RUN echo 'path.repo: ["/opt/elasticsearch/backup"]' >> /usr/share/elasticsearch/config/elasticsearch.yml
We need a docker volume, which we will later mount to the ES container, so that the data can be persisted.
docker volume create --name=leandot-backup-prod
Now we are ready to build our custom ES image.
version: '2'
services:
es:
build: .
image: leandot-es:1.0.0
volumes:
- leandot-data-prod:/usr/share/elasticsearch/data
- leandot-backup-prod:/opt/elasticsearch/backup
volumes:
leandot-data-prod:
external: true
leandot-backup-prod:
external: true
After recreating the container we can trigger the snapshot repo initialization.
curl -XPUT http://leandot-git:9200/_snapshot/es_backup -d '{
"type": "fs",
"settings": {
"location": "/opt/elasticsearch/backup"
}
}'
However, we get a response saying:
{"error":"RepositoryVerificationException[[es_backup] path is not accessible on master node]; nested: FileNotFoundException[/opt/elasticsearch/backup/tests-Y1AbUndPQ_O1je_zyFGa1Q-master (Permission denied)]; ","status":500}
It seems we have a permission issue with the folder. Let’s put those debugging skills to use. Login into the running container with:
docker exec -it CONTAINER_ID bash
and let’s examine the folder and the process permissions. First of all let’s check the user with which the ES process is running:
ps aux | grep elastic
gives us
elastic+ 1 1.2 22.6 3134220 231304 ? Ssl 22:59 0:10 /usr/lib/jvm/java-8-openjdk-amd64/jre/bin/java -Xms256m -Xmx1g -Djava.awt.headless=true -XX:+UseParNewGC -XX:+UseConcMarkSweepGC -XX:CMSInitiatingOccupancyFraction=75 -XX:+UseCMSInitiatingOccupancyOnly -XX:+HeapDumpOnOutOfMemoryError -XX:+DisableExplicitGC -Dfile.encoding=UTF-8 -Delasticsearch -Des.foreground=yes -Des.path.home=/usr/share/elasticsearch -cp :/usr/share/elasticsearch/lib/elasticsearch-1.7.4.jar:/usr/share/elasticsearch/lib/*:/usr/share/elasticsearch/lib/sigar/* org.elasticsearch.bootstrap.Elasticsearch
root 55 0.0 0.1 12816 1028 ? S+ 23:12 0:00 grep elastic
So we see that we are running ES with a user elasticsearch (truncated in that case, you can run something like ps axo user:20,pid,… to get the full name). Checking the folder, where we would like to snapshot our data reveals that it is owned by root
and nobody else has write permissions on it.

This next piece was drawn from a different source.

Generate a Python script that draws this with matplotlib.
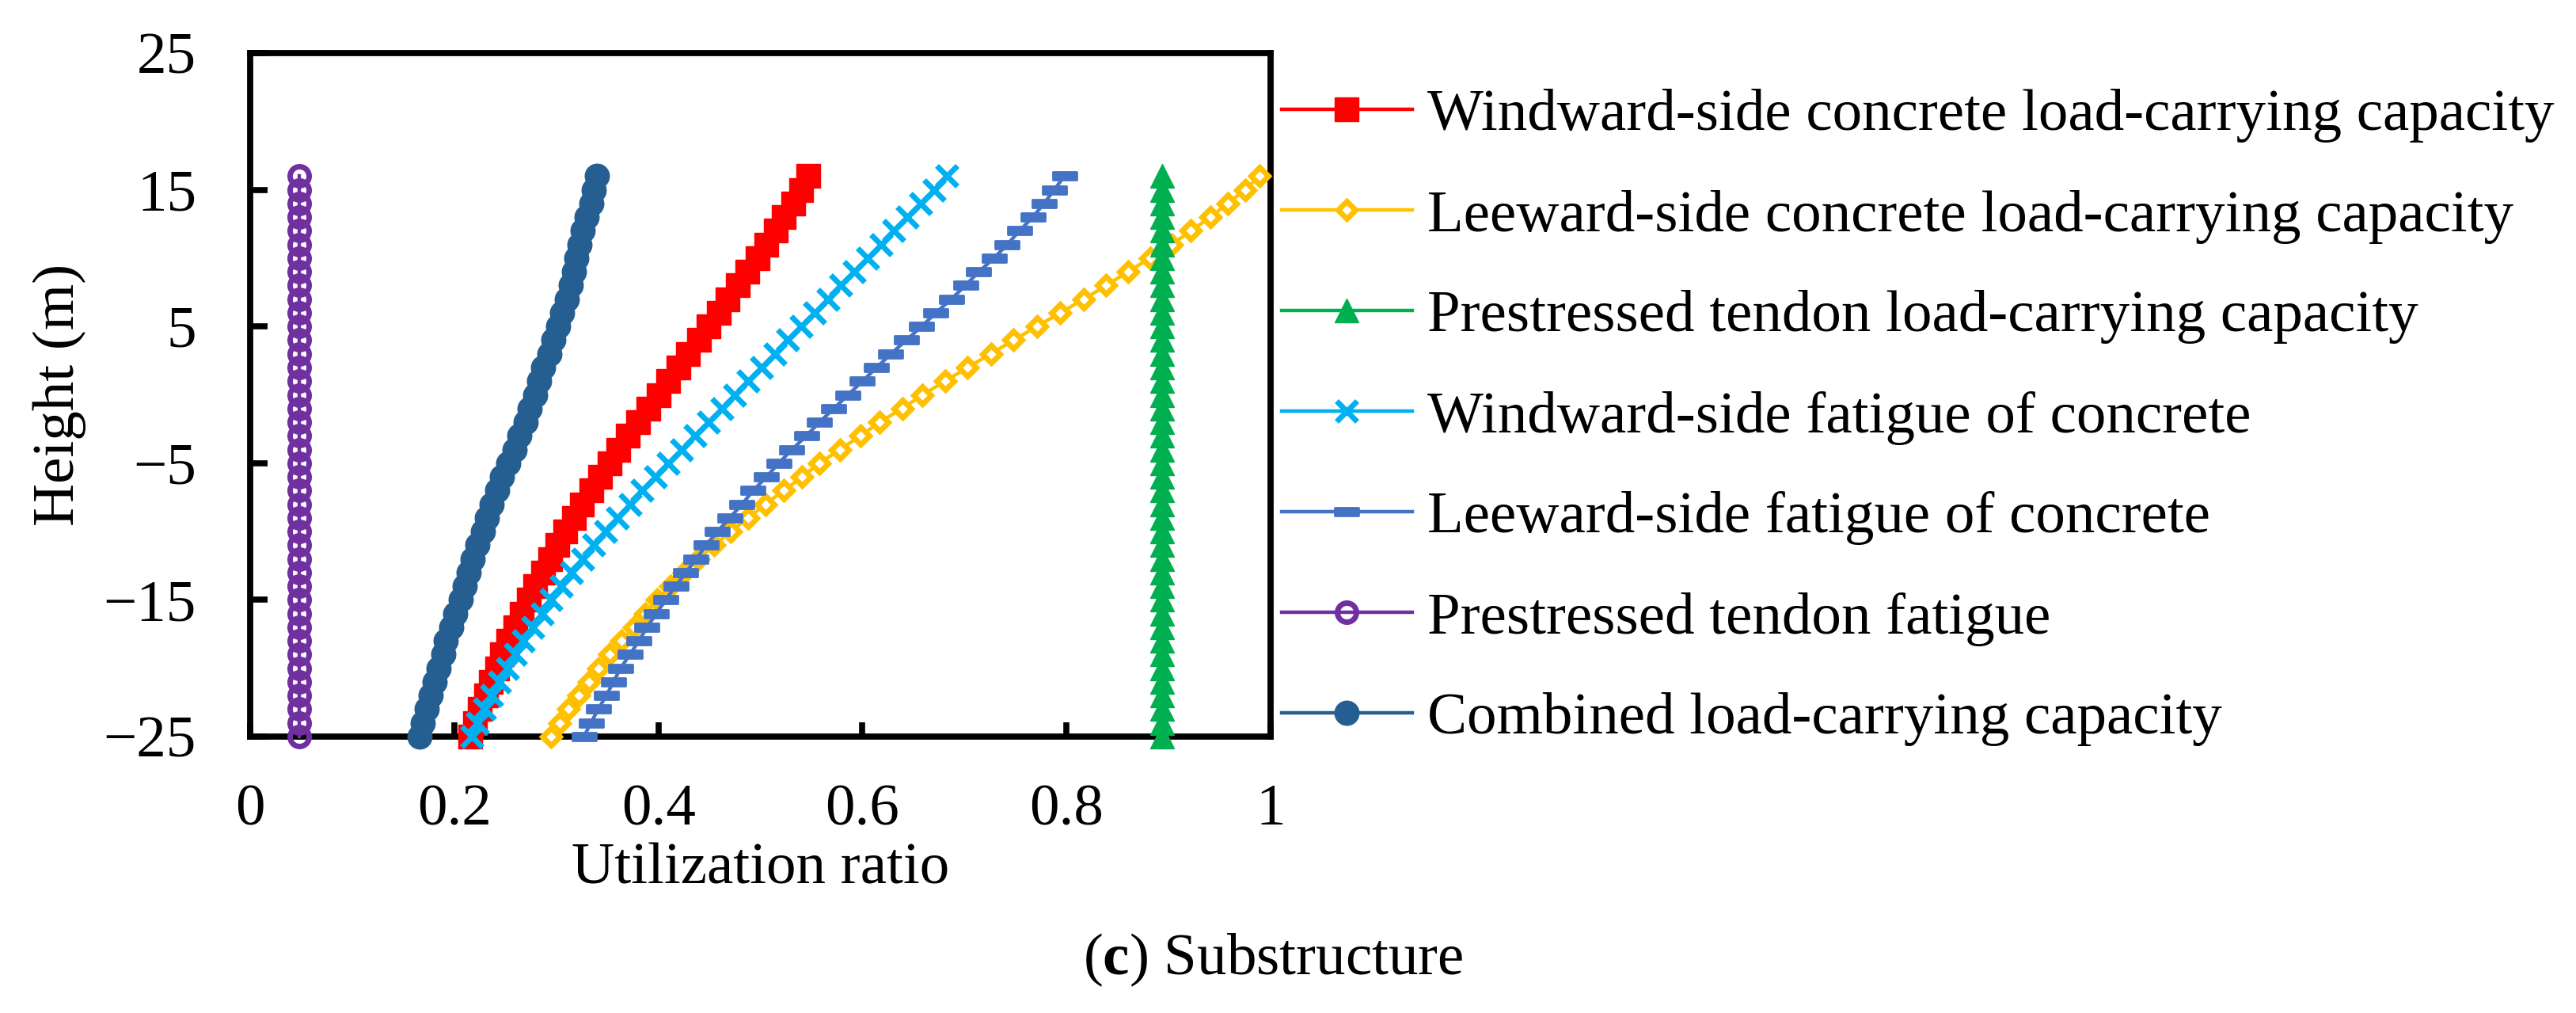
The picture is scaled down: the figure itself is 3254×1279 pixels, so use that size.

root@d6e79a296527:/opt/elasticsearch# ls -al /opt/elasticsearch
drwxr-xr-x 2 root root 4096 Mar 4 22:56 backup
The problem is that the volume mounted from the outside into the folder /opt/elasticsearch/backup
will have root
as owner unless we do something about it when starting the container. Actually this is exactly what Elasticsearch is doing with its folders for data and logs. Since that can’t happen at build time (remember, we are mounting the folder at container start) then we need to run a script on boot. This pattern has become very widespread nowadays - often there is a bash script named docker-entrypoint.sh
, which is set as the image entrypoint. I don’t know a better way to modify the script than copying the original docker-entrypoint.sh
file, changing it and making sure it is copied to the image with the Dockerfile. Keep in mind that in this case you will essentially overwrite the original script, so if it gets updated in the original image you will not get the changes.
Now we modify the original script to chown
the backup folder to user elasticsearch
# Change the ownership of user-mutable directories to elasticsearch
for path in \
/usr/share/elasticsearch/data \
/usr/share/elasticsearch/logs \
/opt/elasticsearch/backup \
; do
chown -R elasticsearch:elasticsearch "$path"
done
and update the Dockerfile to include the script on build, otherwise we will retain the original one, already added to the image.
COPY docker-entrypoint.sh /
Submitting the PUT request to initialize a new snapshot repo now works and we get a much more friendly
curl -XPUT http://leandot-git:9200/_snapshot/es_backup -d '{
"type": "fs",
"settings": {
"location": "/opt/elasticsearch/backup"
}
}'
{"acknowledged":true}
The final code can be found in the leandot-git repo.